April 4, 2025 2:06 pm EDT

This year, the MTV Video Music Awards will air on … CBS?

The September 7, 2025 MTV VMAs will still air on MTV as per usual, but an expansion of the awards show’s regular live simulcast finally brings Paramount Global’s broadcast network CBS and its streaming service Paramount+ into the mix. (The 2024 VMAs were made available next-day on Paramount+.)

Considering the fact that the VMAs were just about the last thing MTV had going for it, this is a notable moment in what has been the slow, prolonged death of the once-mighty cable favorite. Long gone are the music videos, and original programming followed suit years ago. In 2023, after 36 years, MTV News signed off for good. The same year, amid the writers strike, the channel’s other awards show, the MTV Movie & TV Awards, was forced into a pre-taped shell of its former self. It hasn’t recovered.

The MTV Movie & TV Awards were just straight-up canceled in 2024 — and concrete plans for a return have not been shared — the same year Paramount Global and David Ellison’s Skydance announced a definitive agreement to combine companies. Major layoffs, the shuttering of Paramount TV Studios and an initiative to cut $500 million in costs followed. The 2025 MTV Europe Music Awards (EMAs) and the CMT Music Awards will be skipped in an effort to “reimagine and optimize” the events slate, according to an internal Paramount memo, obtained by The Hollywood Reporter. Well, this is one way to do that.

By now, the astute MTV-is-just-Ridiculousness-reruns joke feels almost as old as your average CBS viewer, and the inclusion of CBS and Paramount+ in the VMAs simulcast feels like it may be the final blow for the once-iconic cable channel. That doesn’t make it a bad idea — if anything, it was inevitable. In 2024, MTV ranked 55th in viewers (169,000 on average) across the 153 TV channels measured by Nielsen; CBS was second (3.9 million).

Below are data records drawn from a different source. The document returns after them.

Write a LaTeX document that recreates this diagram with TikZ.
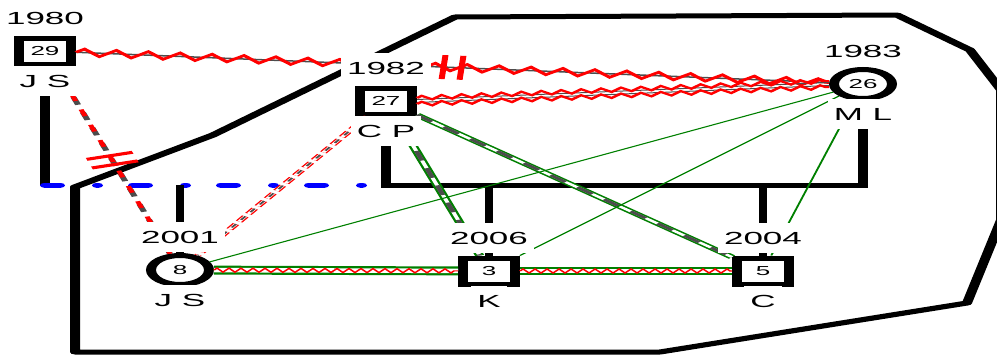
\documentclass[tikz,border=0pt]{standalone}
\usepackage{fontspec}
\setmainfont{Liberation Sans}
\usetikzlibrary{positioning, decorations.pathmorphing, decorations.markings}

\definecolor{tiegray}{gray}{0.3}
\definecolor{tiegreen}{rgb}{0,0.5,0}

\tikzset{
	male/.style={rectangle, draw, line width=5pt, fill=white, minimum size=26pt, inner sep=0pt, font=\fontsize{13}{13}\selectfont},
	female/.style={circle, draw, line width=5pt, fill=white, minimum size=29pt, inner sep=0pt, font=\fontsize{13}{13}\selectfont},
	tag/.style={fill=white, inner xsep=3pt, inner ysep=9pt, text height=12pt, text depth=0pt, font=\fontsize{17.5}{17.5}\selectfont},
	parents/.style={line width=5pt},
	child/.style={line width=4pt},
	union/.style={blue, line width=5pt, line cap=round, dash pattern=on 7.5pt off 18.5pt on 0.5pt off 17.5pt},
	household/.style={line width=5pt, line join=round},
	cutoff/.style={postaction={decorate, decoration={markings, mark=at position 0.5 with {\draw[red, solid, line width=3pt] (-4.5pt,-12pt) -- (-4.5pt,12pt) (4.5pt,-12pt) -- (4.5pt,12pt);}}}},
	redzig/.style={red, line width=2.4pt, decorate, decoration={zigzag, segment length=16pt, amplitude=3.5pt}},
	redzig2/.style={red, line width=2pt, decorate, decoration={zigzag, segment length=10pt, amplitude=2pt}},
	reddash/.style={draw=red, line width=0.9pt, double=white, double distance=2pt, dash pattern=on 6pt off 3pt},
	graydash/.style={tiegray, line width=2.4pt, dash pattern=on 10pt off 8pt},
	greenpair/.style={draw=tiegreen, line width=1.3pt, double=white, double distance=2pt},
	greenthin/.style={tiegreen, line width=1pt},
	greenband/.style={draw=tiegreen, line width=2.2pt, double=white, double distance=4.5pt},
	greenzig/.style={red, line width=1.1pt, decorate, decoration={zigzag, segment length=6pt, amplitude=2pt}}
}

\begin{document}
\begin{tikzpicture}[x=1pt, y=-1pt, node distance=33pt, on grid]
	\useasboundingbox (0,0) rectangle (997,356);
	\begin{scope}[x=0.5pt, transform canvas={xscale=2}]
		\clip (0,0) rectangle (997,356);
		\draw[household] (75,352) -- (75,187) -- (213,135) -- (455,17) -- (897,15) -- (970,50) -- (1001,90) -- (1001,220) -- (967,303) -- (660,352) -- cycle;

		\node[male] (29) at (45,51) {29};
		\node[male] (27) at (386,101) {27};
		\node[female] (26) at (863,84) {26};
		\node[female] (8) at (180,270) {8};
		\node[male] (3) at (489,271) {3};
		\node[male] (5) at (763,271) {5};

		\coordinate (bar) at (0,185);
		\draw[parents] (29) -- (29 |- bar);
		\draw[parents] (27) -- (27 |- bar) -- (26 |- bar) -- (26);
		\draw[union] (29 |- bar) -- (27 |- bar);
		\path[child]
			(8 |- bar) edge (8)
			(3 |- bar) edge (3)
			(5 |- bar) edge (5);

		\draw[tiegray, line width=1.5pt] (29) -- (26);
		\draw[redzig] (29) -- (26);
		\path[cutoff] (29) -- (26);

		\draw[tiegray, line width=1pt] ([yshift=1.5pt]27.east) -- ([yshift=1.5pt]26.west);
		\draw[tiegray, line width=1pt] ([yshift=-1.5pt]27.east) -- ([yshift=-1.5pt]26.west);
		\draw[redzig2] ([yshift=3pt]27.east) -- ([yshift=3pt]26.west);
		\draw[redzig2] ([yshift=-3pt]27.east) -- ([yshift=-3pt]26.west);

		\draw[tiegray, line width=3pt, dash pattern=on 8pt off 8pt] (29) -- (8);
		\draw[red, line width=2.5pt, dash pattern=on 7pt off 9pt, dash phase=3pt, cutoff] (29) -- (8);

		\draw[reddash] (27) -- (8);
		\draw[tiegray, line width=1.2pt, dash pattern=on 4pt off 5pt] (27) -- (8);

		\draw[greenpair] (27) -- (3);
		\draw[greenpair] (27) -- (5);
		\draw[graydash] (27) -- (3);
		\draw[graydash] (27) -- (5);

		\path[greenthin]
			(26) edge (8)
			(26) edge (3)
			(26) edge (5);

		\draw[greenband] (8) -- (3);
		\draw[greenband] (3) -- (5);
		\draw[greenzig] (8) -- (3);
		\draw[greenzig] (3) -- (5);

		\node[tag] (y29) [above=of 29] {1980};
		\node[tag] (n29) [below=30pt of 29] {J S};
		\node[tag] (y27) [above=of 27] {1982};
		\node[tag] (n27) [below=30pt of 27] {C P};
		\node[tag] (y26) [above=of 26] {1983};
		\node[tag] (n26) [below=30pt of 26] {M L};
		\node[tag] (y8) [above=of 8] {2001};
		\node[tag] (n8) [below=30pt of 8] {J S};
		\node[tag] (y3) [above=of 3] {2006};
		\node[tag] (n3) [below=30pt of 3] {K};
		\node[tag] (y5) [above=of 5] {2004};
		\node[tag] (n5) [below=30pt of 5] {C};
	\end{scope}
\end{tikzpicture}
\end{document}
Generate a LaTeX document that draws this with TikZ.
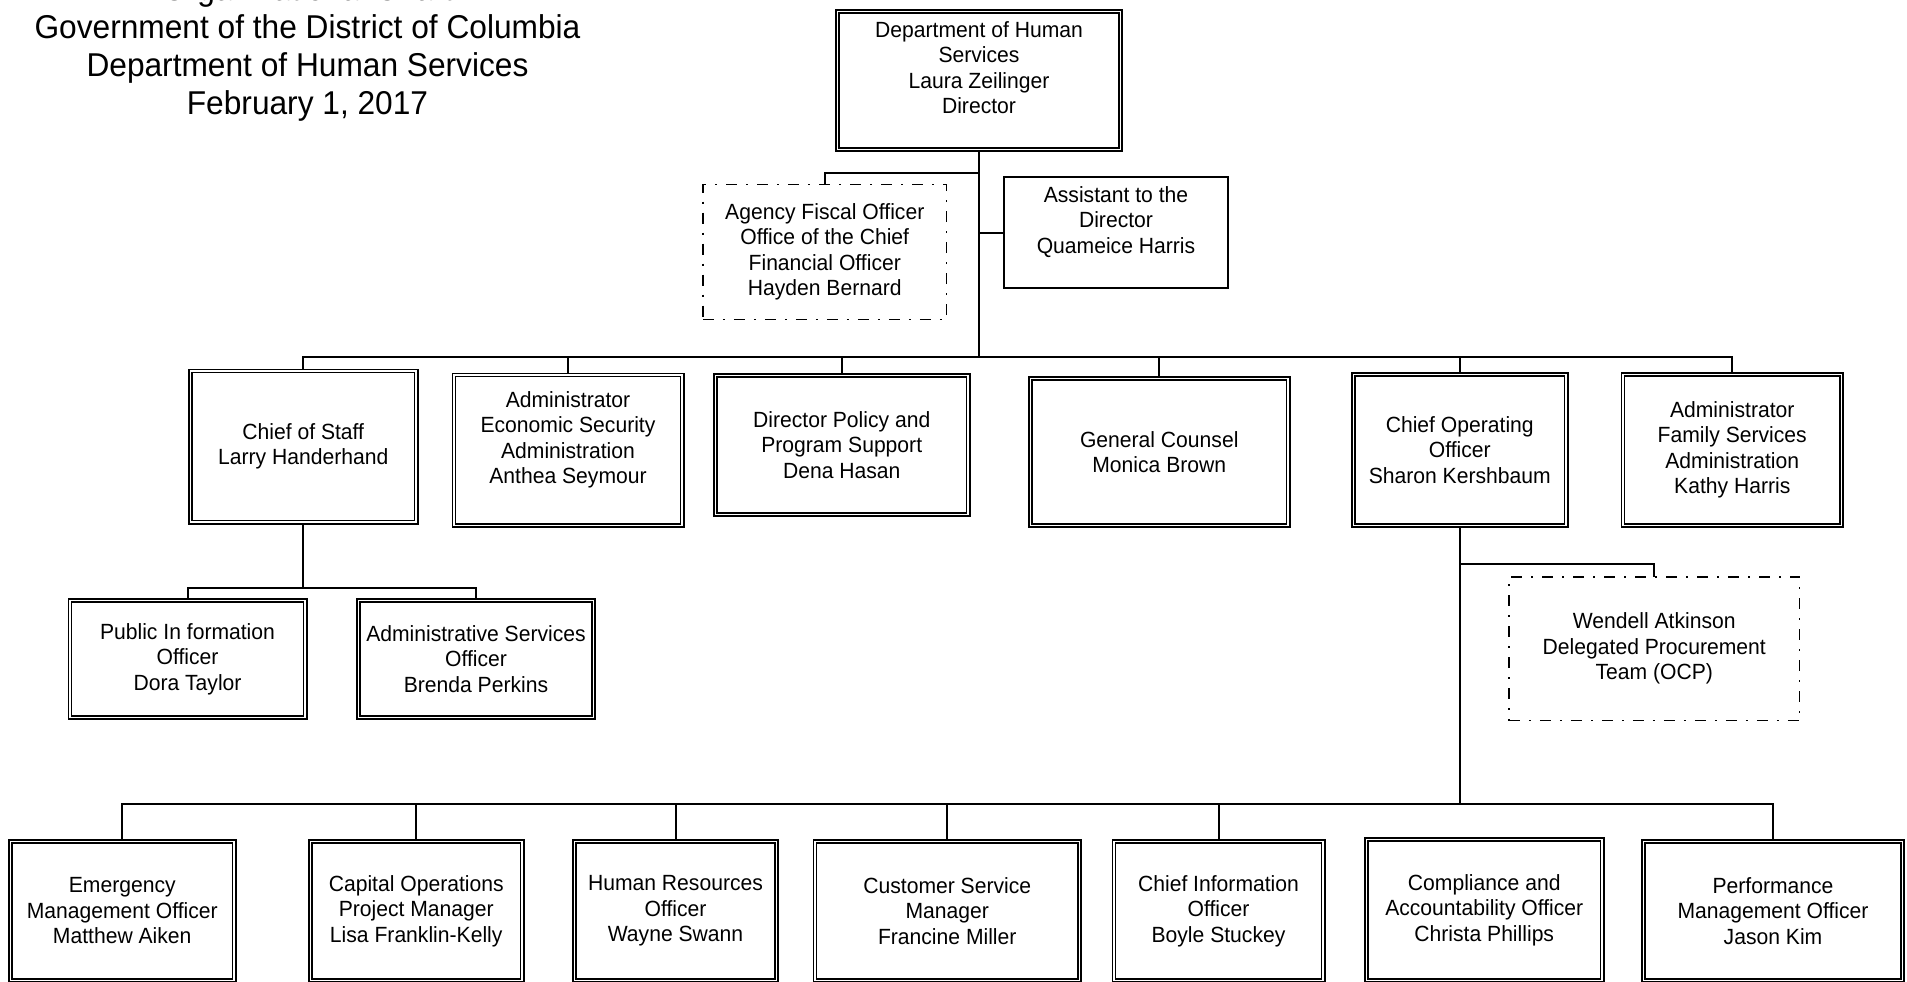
\documentclass[tikz,border=0pt]{standalone}
\usepackage{fontspec}
\setmainfont{Liberation Sans}[FakeStretch=0.96]
\usetikzlibrary{backgrounds}
\newcommand{\boxfont}{\fontsize{22pt}{25.5pt}\selectfont}
\newcommand{\titlefont}{\fontsize{33pt}{38pt}\selectfont}
\tikzset{
  conn/.style={line width=2pt, line cap=rect},
  boxbase/.style={fill=white, inner sep=0pt, align=center, font=\boxfont},
  dblbox/.style={boxbase, draw, double, line width=1.6pt, double distance=1.5pt},
  onebox/.style={boxbase, draw, line width=1.8pt},
  dashbox/.style={boxbase, draw, line width=1.4pt, dash pattern=on 11pt off 9pt on 2pt off 9pt},
}
\newcommand{\DblBox}[6]{\node[dblbox, minimum width={#4-#2-4.7}, minimum height={#5-#3-4.7}] (#1) at ({(#2+#4)/2},{(#3+#5)/2}) {#6};}
\newcommand{\LineBox}[7]{\node[#7, minimum width={#4-#2-1.6}, minimum height={#5-#3-1.6}] (#1) at ({(#2+#4)/2},{(#3+#5)/2}) {#6};}
\begin{document}
\begin{tikzpicture}[x=1pt,y=-1pt]
\useasboundingbox (0,0) rectangle (1907,982);
\clip (0,0) rectangle (1907,982);

% title
\node[font=\titlefont, align=center, inner sep=0pt] (title) at (307.5,49)
  {Organizational Chart\\Government of the District of Columbia\\Department of Human Services\\February 1, 2017};

% level 0 and staff
\DblBox{top}{835}{9}{1123}{152}{Department of Human\\Services\\Laura Zeilinger\\Director\\\mbox{}}
\LineBox{agency}{702}{183.5}{947.5}{320}{Agency Fiscal Officer\\Office of the Chief\\Financial Officer\\Hayden Bernard}{dashbox}
\LineBox{assist}{1003.5}{176.5}{1228.5}{289}{Assistant to the\\Director\\Quameice Harris\\\mbox{}}{onebox}

% level 1
\DblBox{cos}{188}{368.5}{418.5}{524.5}{Chief of Staff\\Larry Handerhand}
\DblBox{econ}{451.5}{372.5}{684.5}{528}{Administrator\\Economic Security\\Administration\\Anthea Seymour\\\mbox{}}
\DblBox{policy}{713}{373}{970.5}{517}{Director Policy and\\Program Support\\Dena Hasan}
\DblBox{gc}{1028}{376}{1290.5}{528}{General Counsel\\Monica Brown}
\DblBox{coo}{1351}{372}{1568.5}{528}{Chief Operating\\Officer\\Sharon Kershbaum}
\DblBox{family}{1620.5}{372}{1844}{528}{Administrator\\Family Services\\Administration\\Kathy Harris}

% under chief of staff
\DblBox{pio}{67.5}{598}{307.5}{720}{Public In formation\\Officer\\Dora Taylor}
\DblBox{aso}{356}{598}{596}{720}{Administrative Services\\Officer\\Brenda Perkins}

% under COO
\LineBox{wendell}{1508}{576}{1800.5}{721.5}{Wendell Atkinson\\Delegated Procurement\\Team (OCP)}{dashbox}
\DblBox{e1}{8}{839}{236.5}{983}{Emergency\\Management Officer\\Matthew Aiken}
\DblBox{e2}{308}{839}{524.5}{983}{Capital Operations\\Project Manager\\Lisa Franklin-Kelly}
\DblBox{e3}{572}{839}{779}{983}{Human Resources\\Officer\\Wayne Swann}
\DblBox{e4}{812.5}{839}{1082}{983}{Customer Service\\Manager\\Francine Miller}
\DblBox{e5}{1111.5}{839}{1325.5}{983}{Chief Information\\Officer\\Boyle Stuckey}
\DblBox{e6}{1364}{837}{1604.5}{983}{Compliance and\\Accountability Officer\\Christa Phillips}
\DblBox{e7}{1641}{839}{1905}{983}{Performance\\Management Officer\\Jason Kim}

% rails
\coordinate (busA) at (0,356.5);
\coordinate (busB) at (0,587.5);
\coordinate (busC) at (0,803.5);
\coordinate (tapF) at (0,172.5);
\coordinate (tapW) at (0,564);

\begin{scope}[on background layer]
  \fill[white] (0,0) rectangle (1907,982);
  \draw[conn] (top.south) -- (top.south |- busA);
  \draw[conn] (top.south |- tapF) -| (agency.north);
  \draw[conn] (assist.west) -- (assist.west -| top.south);
  \draw[conn] (cos.north |- busA) -- (family.north |- busA);
  \foreach \n in {cos,econ,policy,gc,coo,family}
    \draw[conn] (\n.north) -- (\n.north |- busA);
  \draw[conn] (cos.south) -- (cos.south |- busB);
  \draw[conn] (pio.north |- busB) -- (aso.north |- busB);
  \foreach \n in {pio,aso}
    \draw[conn] (\n.north) -- (\n.north |- busB);
  \draw[conn] (coo.south) -- (coo.south |- busC);
  \draw[conn] (coo.south |- tapW) -| (wendell.north);
  \draw[conn] (e1.north |- busC) -- (e7.north |- busC);
  \foreach \n in {e1,e2,e3,e4,e5,e7}
    \draw[conn] (\n.north) -- (\n.north |- busC);
\end{scope}
\end{tikzpicture}
\end{document}
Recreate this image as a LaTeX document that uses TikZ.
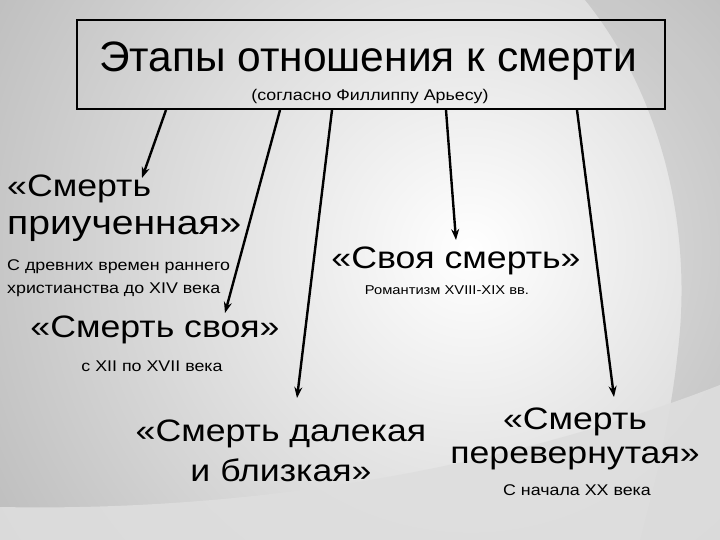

Your average CBS fan may not be your average VMAs fan, but there is at least an opportunity for viewers. (MTV says the 2024 VMAs “delivered its biggest multi-network audience in four years.”)

And heck, even the Oscars live-streamed on Hulu this year, padding its ABC viewership with cord-cutters (and antenna-nevers, we suppose). Hope you’re sitting down for this one, Gen X: CBS may be the only way to save the VMAs.

Under Ellison, almost all of Paramount’s remaining TV properties have an unknown future, particularly the platforms (and you can double that for the linear cable channels). CBS is the likely exception, Paramount+ has a puncher’s chance, and Pluto TV may be flipped for cash. The days were already numbered for MTV the cable channel, and today’s pivot almost certainly subtracts a bunch more of those. If it can save MTV the brand, all the better. Otherwise the VMAs may go the way of the radio star music video.

Reps for MTV did not immediately respond to THR‘s request for comment on this story.